In our country, 14 percent of the adult population does not read well enough to understand a newspaper story written at the eighth grade level (ProLiteracy). According to the National Endowment of the Arts (NEA), “reading scores for American adults of almost all education levels have deteriorated, notably among the best-educated groups. [There has been] a 20 percent rate of decline.”
This lowers the potential of even literate American citizens, whose decline in proficiency is likely due to a lack of practice.
“Potential” in this context is not limited to the workforce, but includes the tendency to involve oneself in the community, politics and culture—hell, life.
In 2007, the NEA published a research report entitled “To Read or Not to Read: Reading at Risk.” Data within the report showed that “by every measure captured by the Survey of Public Participation in the Arts, literary readers lead more robust lifestyles than non-readers.”
The surveys conducted revealed that individuals self-reported to be literate engaged significantly more in the arts, cultural excursions, exercise and voting.
This same report noted that volunteering rates rose with number of books read over the past year.
I attribute this to the way that different reading materials, particularly non-fiction, can expose readers to social issues that they didn’t know about before. The report stated that “because of this active empathy, [people] contribute in measurable ways to civic and social improvements.”
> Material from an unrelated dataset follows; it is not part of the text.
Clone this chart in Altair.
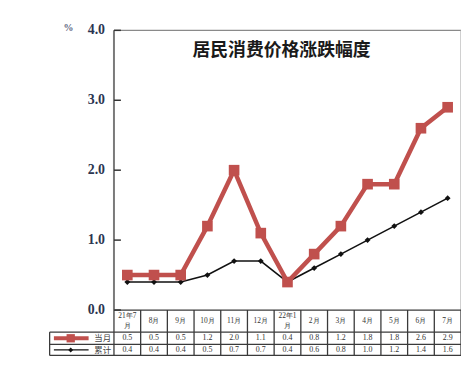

As I mentioned earlier, many of books that can absolutely rock your world are required readings for some classes. Naked Imperialism and other required readings for my seminar, for example, surprised me with so much information that they inspired me to study politics alongside science.
Countless books have expanded and changed minds to better fit reality, and this is a necessary step for the mass mobilization of our society towards the greater good.
If people will not bother or try to read otherwise, we should pay them to do it. This incentive is already used by Google’s ReaderAdvantageTM, which pays people who read on Google Scholar and other Google i-gadgets in points they can redeem for “cool stuff.” It would definitely be attractive for the youth, such as high school and college students, as well as adults who’d like some cash on the side.
There should be no question that it is necessary for Americans in general to increase both their proficiency in literacy and their frequency of reading, and that a system that highly encourages this needs to be implemented as soon as possible. There is potential for great effects on society from the ground up—I’d pay to see that.